How deadmesh Works Under the Hood

deadmesh does one thing: it makes a Meshtastic LoRa mesh look like a normal
internet connection to any application that uses it. No special clients, no
modified apps, no mesh-aware software required.

Here's how that actually works.

Architecture

┌─────────────┐                  ┌──────────────┐                ┌──────────┐
│ Mesh Client │  LoRa Packets    │   deadmesh   │  TCP/IP        │ Internet │
│  (Phone /   ├─────────────────>│   Gateway    ├───────────────>│ Services │
│  Handheld)  │  (868/915 MHz)   │              │                │          │
│             │                  │ - Fragment   │                │  HTTP    │
│ Meshtastic  │                  │ - Reassemble │                │  SMTP    │
│    App      │<─────────────────┤ - TLS Proxy  │<───────────────┤  IMAP    │
└─────────────┘                  │ - Cache      │                └──────────┘
                                 │ - Compress   │
                                 └──────┬───────┘
                                        │
                                 ┌──────┴───────┐
                                 │  Serial API   │
                                 │  0x94 0xC3    │
                                 │  protobuf     │
                                 │  want_config  │
                                 └──────┬───────┘
                                        │ USB
                                 ┌──────┴───────┐
                                 │  Meshtastic   │
                                 │  Radio        │
                                 └──────────────┘

The gateway node sits at the boundary between two worlds.

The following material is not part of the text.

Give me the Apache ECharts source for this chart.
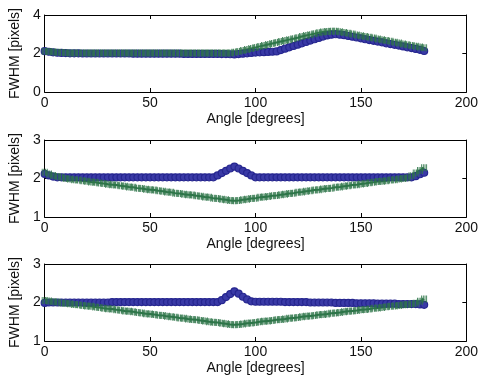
<!DOCTYPE html>
<html>
	<head>
		<meta charset="UTF-8">
		<title></title>
		<script src="https://cdn.jsdelivr.net/npm/echarts@6/dist/echarts.min.js" type="text/javascript" charset="utf-8"></script>
	</head>
	<body style="margin: 0;">
		<div id="chart" style="width: 481px;height: 379px;"></div>
		<script type="text/javascript">
			// angle samples (degrees)
			var angles = [0,2,4,6,8,10,12,14,16,18,20,22,24,26,28,30,32,34,36,38,40,42,44,46,48,50,52,54,56,58,60,62,64,66,68,70,72,74,76,78,80,82,84,86,88,
				90,92,94,96,98,100,102,104,106,108,110,112,114,116,118,120,122,124,126,128,130,132,134,136,138,140,142,144,146,148,150,152,154,156,158,160,162,164,166,168,170,172,174,176,178,180];

			// panel 1
			var blue1 = [2.12,2.09,2.06,2.04,2.03,2.02,2.01,2.01,2.01,2.0,2.0,2.0,2.0,2.0,2.0,2.0,2.0,2.0,2.0,2.0,2.0,1.99,1.99,1.99,1.99,1.99,1.99,1.99,1.99,1.99,1.99,1.99,1.99,1.98,1.98,1.98,1.98,1.98,1.98,1.98,1.98,1.98,1.97,1.97,1.96,
				1.95,1.97,1.99,2.01,2.03,2.05,2.06,2.07,2.08,2.09,2.11,2.18,2.25,2.32,2.39,2.46,2.53,2.60,2.67,2.74,2.81,2.88,2.94,2.98,3.0,2.98,2.95,2.91,2.87,2.83,2.79,2.74,2.70,2.66,2.62,2.58,2.53,2.49,2.45,2.41,2.37,2.32,2.28,2.24,2.19,2.13];
			var green1 = [2.12,2.10,2.08,2.06,2.05,2.04,2.03,2.03,2.03,2.03,2.03,2.03,2.03,2.03,2.03,2.03,2.03,2.03,2.03,2.03,2.03,2.03,2.03,2.03,2.03,2.03,2.03,2.03,2.03,2.03,2.03,2.03,2.03,2.03,2.03,2.03,2.03,2.03,2.03,2.03,2.03,2.03,2.03,2.02,2.02,
				2.06,2.11,2.16,2.21,2.26,2.31,2.37,2.42,2.47,2.52,2.57,2.62,2.67,2.72,2.77,2.82,2.88,2.93,2.98,3.03,3.08,3.12,3.14,3.15,3.15,3.13,3.09,3.05,3.01,2.96,2.92,2.88,2.84,2.80,2.75,2.71,2.67,2.63,2.59,2.55,2.50,2.46,2.42,2.38,2.34,2.30];

			// panel 2
			var blue2 = [2.12,2.08,2.05,2.03,2.03,2.03,2.03,2.03,2.03,2.03,2.03,2.03,2.03,2.03,2.03,2.03,2.03,2.03,2.03,2.03,2.03,2.03,2.03,2.03,2.03,2.03,2.03,2.03,2.03,2.03,2.03,2.03,2.03,2.03,2.03,2.03,2.03,2.03,2.03,2.03,2.03,2.08,2.14,2.20,2.26,
				2.31,2.26,2.20,2.14,2.08,2.03,2.03,2.03,2.03,2.03,2.03,2.03,2.03,2.03,2.03,2.03,2.03,2.03,2.03,2.03,2.03,2.03,2.03,2.03,2.03,2.03,2.03,2.03,2.03,2.03,2.03,2.03,2.03,2.03,2.03,2.03,2.03,2.03,2.03,2.03,2.03,2.03,2.03,2.06,2.11,2.15];
			var green2 = [2.16,2.12,2.08,2.05,2.03,2.0,1.99,1.97,1.96,1.94,1.93,1.91,1.90,1.88,1.87,1.85,1.84,1.83,1.81,1.80,1.78,1.77,1.75,1.74,1.72,1.71,1.70,1.68,1.67,1.65,1.64,1.62,1.61,1.59,1.58,1.57,1.55,1.54,1.52,1.51,1.49,1.48,1.46,1.45,1.43,
				1.42,1.43,1.45,1.46,1.48,1.49,1.51,1.52,1.53,1.55,1.56,1.58,1.59,1.61,1.62,1.64,1.65,1.67,1.68,1.70,1.71,1.73,1.74,1.75,1.77,1.78,1.80,1.81,1.83,1.84,1.86,1.87,1.89,1.90,1.92,1.93,1.94,1.96,1.97,1.99,2.00,2.02,2.07,2.14,2.21,2.28];

			// panel 3
			var blue3 = [1.99,2.0,2.0,2.0,2.0,2.0,2.0,2.0,2.0,2.0,2.0,2.0,2.0,2.0,2.0,2.0,2.01,2.01,2.01,2.01,2.01,2.01,2.01,2.01,2.01,2.01,2.01,2.01,2.01,2.01,2.01,2.01,2.01,2.01,2.01,2.01,2.01,2.01,2.01,2.01,2.01,2.01,2.06,2.14,2.22,
				2.29,2.23,2.15,2.08,2.03,2.02,2.02,2.02,2.02,2.02,2.02,2.02,2.01,2.01,2.01,2.01,2.01,2.01,2.0,2.0,2.0,2.0,2.0,2.0,1.99,1.99,1.99,1.99,1.99,1.98,1.98,1.98,1.98,1.98,1.97,1.97,1.97,1.97,1.97,1.96,1.96,1.96,1.96,1.96,1.95,1.94];
			var green3 = [2.05,2.04,2.02,2.01,1.99,1.98,1.97,1.95,1.94,1.92,1.91,1.90,1.88,1.87,1.85,1.84,1.83,1.81,1.80,1.78,1.77,1.76,1.74,1.73,1.71,1.70,1.69,1.67,1.66,1.64,1.63,1.62,1.60,1.59,1.57,1.56,1.55,1.53,1.52,1.50,1.49,1.48,1.46,1.45,1.43,
				1.42,1.43,1.44,1.46,1.47,1.48,1.50,1.51,1.52,1.53,1.55,1.56,1.57,1.59,1.60,1.61,1.63,1.64,1.65,1.66,1.68,1.69,1.70,1.72,1.73,1.74,1.76,1.77,1.78,1.79,1.81,1.82,1.83,1.85,1.86,1.87,1.89,1.90,1.91,1.92,1.94,1.95,1.96,1.98,2.03,2.09];

			var yRanges = [[0, 4, 2], [1, 3, 1], [1, 3, 1]];
			var blues = [blue1, blue2, blue3];
			var greens = [green1, green2, green3];

			var blueColor = '#26268f';
			var greenColor = '#2e7549';
			var font = 'Liberation Sans, Arial, sans-serif';
			var tops = [15, 140, 264];

			function pairs(vals) {
				return angles.map((a, i) => [a, vals[i]]);
			}

			var grids = [], xAxes = [], yAxes = [], series = [];
			for (var p = 0; p < 3; p++) {
				grids.push({left: 39, right: 13, top: tops[p], height: 77});
				xAxes.push({
					type: 'value', gridIndex: p, min: 0, max: 200, interval: 50,
					name: 'Angle [degrees]', nameLocation: 'middle', nameGap: 20,
					nameTextStyle: {color: '#111', fontSize: 14, fontFamily: font},
					axisLine: {onZero: false, lineStyle: {color: '#000', width: 1}},
					axisTick: {inside: true, length: 4, lineStyle: {color: '#000'}},
					axisLabel: {color: '#111', fontSize: 14, fontFamily: font, margin: 4},
					splitLine: {show: false}
				});
				xAxes.push({
					type: 'value', gridIndex: p, min: 0, max: 200, interval: 50, position: 'top',
					axisLine: {onZero: false, lineStyle: {color: '#000', width: 1}},
					axisTick: {inside: true, length: 4, lineStyle: {color: '#000'}},
					axisLabel: {show: false},
					splitLine: {show: false}
				});
				yAxes.push({
					type: 'value', gridIndex: p, min: yRanges[p][0], max: yRanges[p][1], interval: yRanges[p][2],
					name: 'FWHM [pixels]', nameLocation: 'middle', nameGap: 20,
					nameTextStyle: {color: '#111', fontSize: 14, fontFamily: font},
					axisLine: {show: true, onZero: false, lineStyle: {color: '#000', width: 1}},
					axisTick: {show: true, inside: true, length: 4, lineStyle: {color: '#000'}},
					axisLabel: {color: '#111', fontSize: 14, fontFamily: font, margin: 4},
					splitLine: {show: false}
				});
				yAxes.push({
					type: 'value', gridIndex: p, min: yRanges[p][0], max: yRanges[p][1], interval: yRanges[p][2], position: 'right',
					axisLine: {show: true, onZero: false, lineStyle: {color: '#000', width: 1}},
					axisTick: {show: true, inside: true, length: 4, lineStyle: {color: '#000'}},
					axisLabel: {show: false},
					splitLine: {show: false}
				});
				series.push({
					type: 'line', xAxisIndex: p * 2, yAxisIndex: p * 2,
					data: pairs(blues[p]),
					symbol: 'circle', symbolSize: 7,
					lineStyle: {color: blueColor, width: 5},
					itemStyle: {color: '#3a3aa6', borderColor: blueColor, borderWidth: 1.2}
				});
				series.push({
					type: 'line', xAxisIndex: p * 2, yAxisIndex: p * 2,
					data: pairs(greens[p]),
					symbol: 'path://M0,0L0,10M3.3,0L3.3,10M6.7,0L6.7,10M10,0L10,10', symbolSize: [5, 7],
					lineStyle: {color: greenColor, width: 2, shadowColor: 'rgba(60,140,90,0.45)', shadowBlur: 3},
					itemStyle: {color: greenColor, borderColor: greenColor, borderWidth: 1}
				});
			}

			var chart = echarts.init(document.getElementById('chart'));
			var option = {
				animation: false,
				backgroundColor: '#fff',
				grid: grids,
				xAxis: xAxes,
				yAxis: yAxes,
				series: series
			};
			chart.setOption(option, true);
		</script>
	</body>
</html>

On the mesh side it
speaks Meshtastic natively. On the internet side it speaks whatever protocol
the client application is already using. Neither side needs to know anything
about the other.

Startup Sequence

When deadmesh starts, it doesn't just open a serial port and start listening.
It performs a proper handshake with the radio:

1. Open serial port (/dev/ttyACM0) at 115200 baud
2. Send want_config handshake (ToRadio protobuf)
3. Receive MyNodeInfo → auto-detect local node ID
4. Receive device config, module config, channel config
5. Receive NodeInfo for all known mesh nodes → populate node table
6. Begin receiving live mesh packets (position, telemetry, text, etc.)
7. Filter for custom portnum (100) for proxy session traffic
8. All other packets update node table (hops, SNR, battery, position)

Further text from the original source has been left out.